The drill press functionality of the Power8 Workshop was pretty fun. It was simple to make the change and the push stick from the table saw now served as a our drill lever. The drill was a very consistent and had the power to cut into our test piece of 1x material. With the supplied spade bits, it also seemed very accurate and went exactly where we wanted it. We liked that the height of the post could be adjusted to our needs, allowing the use of material that could be taller or shorter as needed. Here is where the presence of an LED light on the drill would have really come in handy, illuminating your work surface upon activation of the tool. The controls for the drill press are the same as for the scroll saw and the table saw, except that instead of the power coming through the internal power coupling, it is actually supplied right through the post and into the tool via the product lock affixed on top. This is an elegant solution and shows the true engineering of the product in perhaps one of the more visible examples.
This is one of the most flexible, adaptable tool systems I’ve ever seen. Despite our criticisms it remains the only cordless bench-top system in existence to our knowledge. That gives it an inherent value right there. It also means that this system might be a life-saver for those in a third-world country looking to bring some kind of portable all-around tool system into a remote location. Plus, you can plug it in and use it while recharging a battery. With the Power8 Workshop, you could literally do things that were simply impossible before. Do we think there is room for improvement? Absolutely. For one, the use of lithium-ion batteries tops our list, as does a reduction in the general weight and size of the drill and an attention to its balance. The flashlight could be made more durable through the use of a closed design, LED bulb and gasket-sealed enclosure. We’d love to see a tool-less blade change design in the jigsaw and another half inch depth in the circular saw and table saw cutting system would be very handy. The good news is that, according to our talks with the manufacturer, a lot of these features should be added in a future version of the tool due out in 2011.

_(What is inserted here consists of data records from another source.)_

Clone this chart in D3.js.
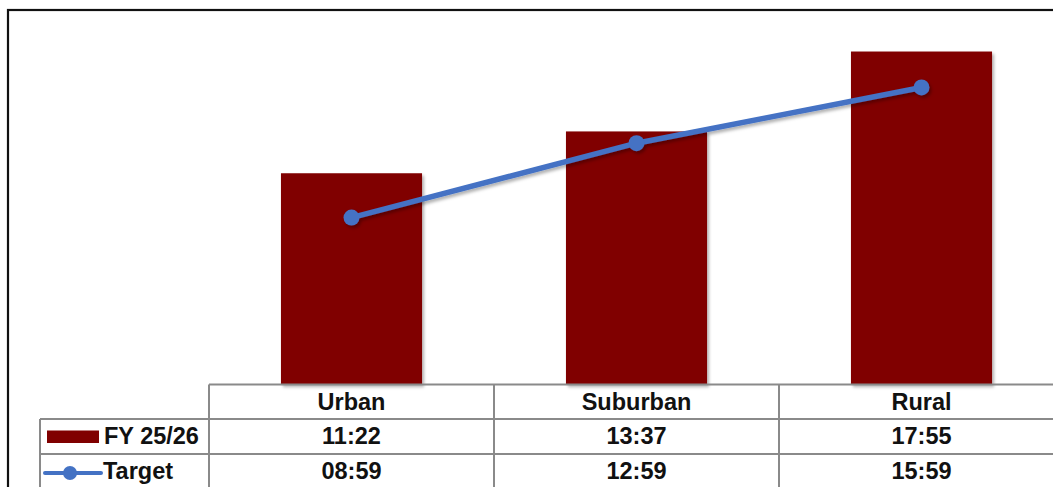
<!DOCTYPE html>
<html><head><meta charset="utf-8">
<script src="https://cdn.jsdelivr.net/npm/d3@7"></script>
<style>html,body{margin:0;padding:0;background:#fff;overflow:hidden}</style>
</head><body><svg id="c" width="1053" height="487"></svg>
<script>
const categories = ["Urban", "Suburban", "Rural"];
const fyLabels = ["11:22", "13:37", "17:55"];
const targetLabels = ["08:59", "12:59", "15:59"];
const seriesNames = ["FY 25/26", "Target"];

const toMin = s => { const [m, sec] = s.split(":").map(Number); return m + sec / 60; };
const fyValues = fyLabels.map(toMin);
const targetValues = targetLabels.map(toMin);

const svg = d3.select("#c");
const font = "'Liberation Sans', Arial, sans-serif";
const barColor = "#800000", lineColor = "#4472C4", gridColor = "#8a8a8a";

const defs = svg.append("defs");
const f = defs.append("filter").attr("id", "sh").attr("x", "-20%").attr("y", "-20%").attr("width", "140%").attr("height", "140%");
f.append("feDropShadow").attr("dx", 2).attr("dy", 2.5).attr("stdDeviation", 1.5).attr("flood-color", "#000").attr("flood-opacity", 0.3);

// frame
svg.append("rect").attr("x", 8).attr("y", 10).attr("width", 1070).attr("height", 500)
  .attr("fill", "none").attr("stroke", "#111").attr("stroke-width", 2.2);

const x = d3.scaleBand().domain(categories).range([209, 1064]).paddingInner(0.505).paddingOuter(0.2525);
const y = d3.scaleLinear().domain([0, 20]).range([384.5, 12.8]);

// bars
svg.append("g").selectAll("rect").data(categories).join("rect")
  .attr("x", d => x(d)).attr("width", x.bandwidth())
  .attr("y", (d, i) => y(fyValues[i])).attr("height", (d, i) => y(0) - y(fyValues[i]))
  .attr("fill", barColor).attr("filter", "url(#sh)");

// line
const cx = d => x(d) + x.bandwidth() / 2;
const gl = svg.append("g").attr("filter", "url(#sh)");
gl.append("path").datum(categories)
  .attr("d", d3.line().x(d => cx(d)).y((d, i) => y(targetValues[i])))
  .attr("fill", "none").attr("stroke", lineColor).attr("stroke-width", 5.5).attr("stroke-linecap", "round");
gl.selectAll("circle").data(categories).join("circle")
  .attr("cx", d => cx(d)).attr("cy", (d, i) => y(targetValues[i])).attr("r", 8).attr("fill", lineColor);

// data table
const rowTops = [384.5, 419, 454, 489];
const colEdges = [40, 209, 494, 779, 1064];
const tg = svg.append("g").attr("stroke", gridColor).attr("stroke-width", 2).attr("fill", "none");
tg.append("line").attr("x1", 209).attr("x2", 1064).attr("y1", rowTops[0]).attr("y2", rowTops[0]);
[1, 2, 3].forEach(i => tg.append("line").attr("x1", 40).attr("x2", 1064).attr("y1", rowTops[i]).attr("y2", rowTops[i]));
tg.append("line").attr("x1", 40).attr("x2", 40).attr("y1", rowTops[1]).attr("y2", rowTops[3]);
[1, 2, 3, 4].forEach(i => tg.append("line").attr("x1", colEdges[i]).attr("x2", colEdges[i]).attr("y1", rowTops[0]).attr("y2", rowTops[3]));

const txt = svg.append("g").attr("font-family", font).attr("font-weight", "bold").attr("font-size", 23.5).attr("fill", "#111");
txt.selectAll("text.h").data(categories).join("text").attr("class", "h")
  .attr("x", d => cx(d)).attr("y", 409.5).attr("text-anchor", "middle").text(d => d);
txt.selectAll("text.r1").data(categories).join("text").attr("class", "r1")
  .attr("x", d => cx(d)).attr("y", 443.5).attr("text-anchor", "middle").text((d, i) => fyLabels[i]);
txt.selectAll("text.r2").data(categories).join("text").attr("class", "r2")
  .attr("x", d => cx(d)).attr("y", 478.5).attr("text-anchor", "middle").text((d, i) => targetLabels[i]);

// legend keys
svg.append("rect").attr("x", 47).attr("y", 430.5).attr("width", 52).attr("height", 12.5).attr("fill", barColor);
svg.append("line").attr("x1", 45).attr("x2", 101).attr("y1", 473).attr("y2", 473)
  .attr("stroke", lineColor).attr("stroke-width", 4).attr("stroke-linecap", "round");
svg.append("circle").attr("cx", 70).attr("cy", 473).attr("r", 7).attr("fill", lineColor);
txt.append("text").attr("x", 104).attr("y", 443.5).text(seriesNames[0]);
txt.append("text").attr("x", 103).attr("y", 478.5).text(seriesNames[1]);
</script></body></html>
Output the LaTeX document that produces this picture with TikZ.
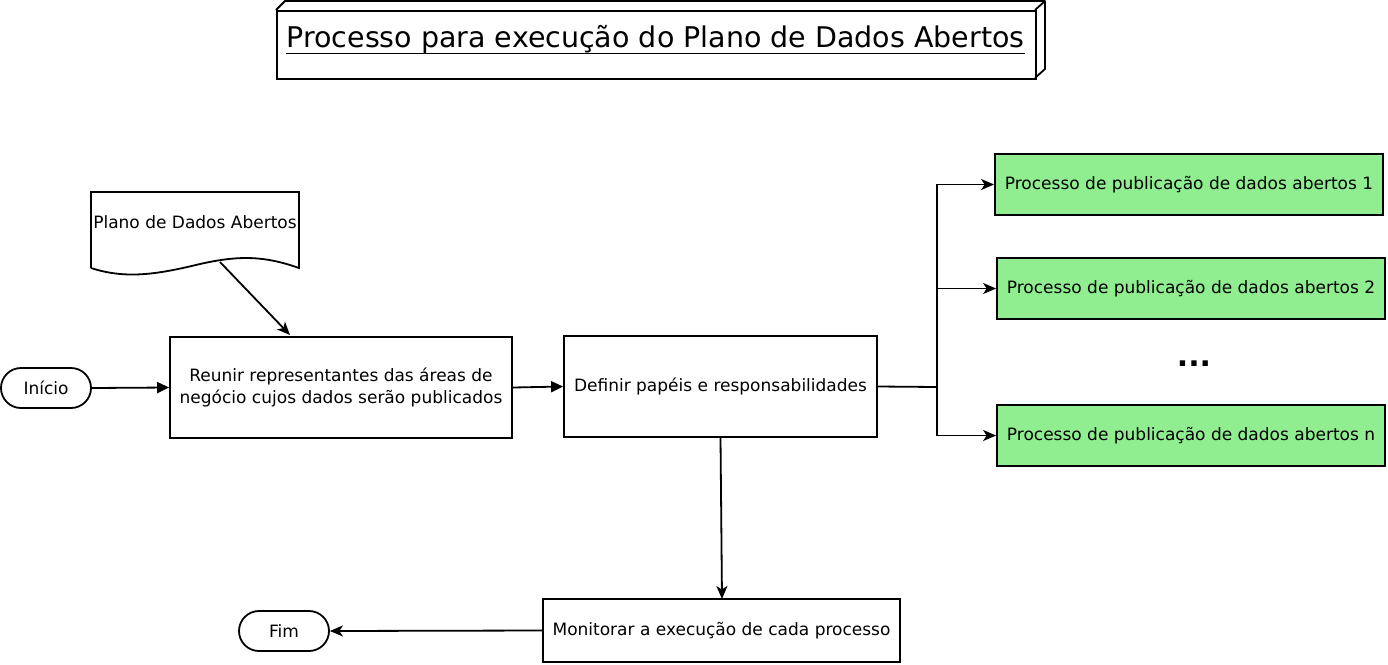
\documentclass[tikz,border=0pt]{standalone}
\usepackage{fontspec}
\setmainfont{DejaVu Sans}
\usetikzlibrary{arrows.meta,shapes.misc}
\begin{document}
\begin{tikzpicture}[x=1pt,y=-1pt,
  box/.style={draw,line width=1.8pt,rectangle,align=center,inner sep=0pt,font=\fontsize{17}{22}\selectfont},
  green/.style={box,fill=lightgreen},
  term/.style={draw,line width=1.8pt,rounded rectangle,inner sep=0pt,font=\fontsize{17}{22}\selectfont},
  conn/.style={line width=1.8pt,-{Stealth[length=13pt,width=11pt,inset=3.5pt]}},
  tconn/.style={line width=1.8pt,-{Triangle[length=12pt,width=11pt]}}
]
\definecolor{lightgreen}{HTML}{90EE90}
\useasboundingbox (0,0) rectangle (1388,664);
% title
\draw[line width=1.8pt,line join=round] (276,10) -- (285,1) -- (1045,1) -- (1045,69) -- (1035,78);
\draw[line width=1.8pt] (1035,10) -- (1045,1);
\node[box,minimum width=759pt,minimum height=68pt,anchor=north west] (title) at (276,10) {};
\node[inner sep=0pt,font=\fontsize{28.5}{32}\selectfont,anchor=base] (tt) at (655.5,47) {Processo para execução do Plano de Dados Abertos};
\draw[line width=0.8pt] ([yshift=-6pt]tt.base west) -- ([yshift=-6pt]tt.base east);
% document
\draw[line width=1.8pt] (91,268) -- (91,192) -- (299,192) -- (299,268)
  .. controls (265,256) and (240,255) .. (200,264)
  .. controls (155,275) and (125,279) .. (91,268);
\node[inner sep=0pt,font=\fontsize{17}{22}\selectfont] (doc) at (195,222) {Plano de Dados Abertos};
\coordinate (docb) at (220,262);
% nodes
\node[term,minimum width=90pt,minimum height=40pt] (ini) at (46,388) {Início};
\node[box,minimum width=342pt,minimum height=101pt] (reu) at (341,387.5) {Reunir representantes das áreas de\\negócio cujos dados serão publicados};
\node[box,minimum width=313pt,minimum height=101pt] (def) at (720.5,386.5) {Definir papéis e responsabilidades};
\node[green,minimum width=388pt,minimum height=61pt] (p1) at (1189,184.5) {Processo de publicação de dados abertos 1};
\node[green,minimum width=388pt,minimum height=61pt] (p2) at (1191,288.5) {Processo de publicação de dados abertos 2};
\node[green,minimum width=388pt,minimum height=61pt] (pn) at (1191,435.5) {Processo de publicação de dados abertos n};
\node[font=\fontsize{30}{34}\bfseries\selectfont,inner sep=0pt,anchor=base] (dots) at (1194,366) {...};
\node[box,minimum width=357pt,minimum height=63pt] (mon) at (721.5,630.5) {Monitorar a execução de cada processo};
\node[term,minimum width=90pt,minimum height=40pt] (fim) at (284,631) {Fim};
% connectors
\draw[conn] (docb) -- (290,335);
\draw[tconn] (ini.east) -- (reu.west);
\draw[tconn] (reu.east) -- (def.west);
\coordinate (j) at (937,387);
\draw[line width=1.8pt] (def.east) -- (j);
\draw[conn] (j) |- (p1.west);
\draw[conn] (j) |- (p2.west);
\draw[conn] (j) |- (pn.west);
\draw[conn] (def.south) -- (722,599);
\draw[conn] (mon.west) -- (fim.east);
\end{tikzpicture}
\end{document}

Last of all, I don’t wonder that if this entire tool were reworked for a high-end user, with more robust parts and more powerful motors, if it wouldn’t end up selling successfully at a higher price. As it stands now, the $339 price of the Power8 Workshop seems like an insanely low cost of entry for a tool this flexible. Used properly (don’t build your house with it!) it’s going to give a lot of satisfaction for smaller projects and people who need to grab a tool and get off-site and away from any power sources for a while. Additional Powerhandles can be ordered to complement the system, so you can actually use it for quite some time before you have to venture back into civilization for a recharge. For the right person we think this is a great product – and one that really has no peers.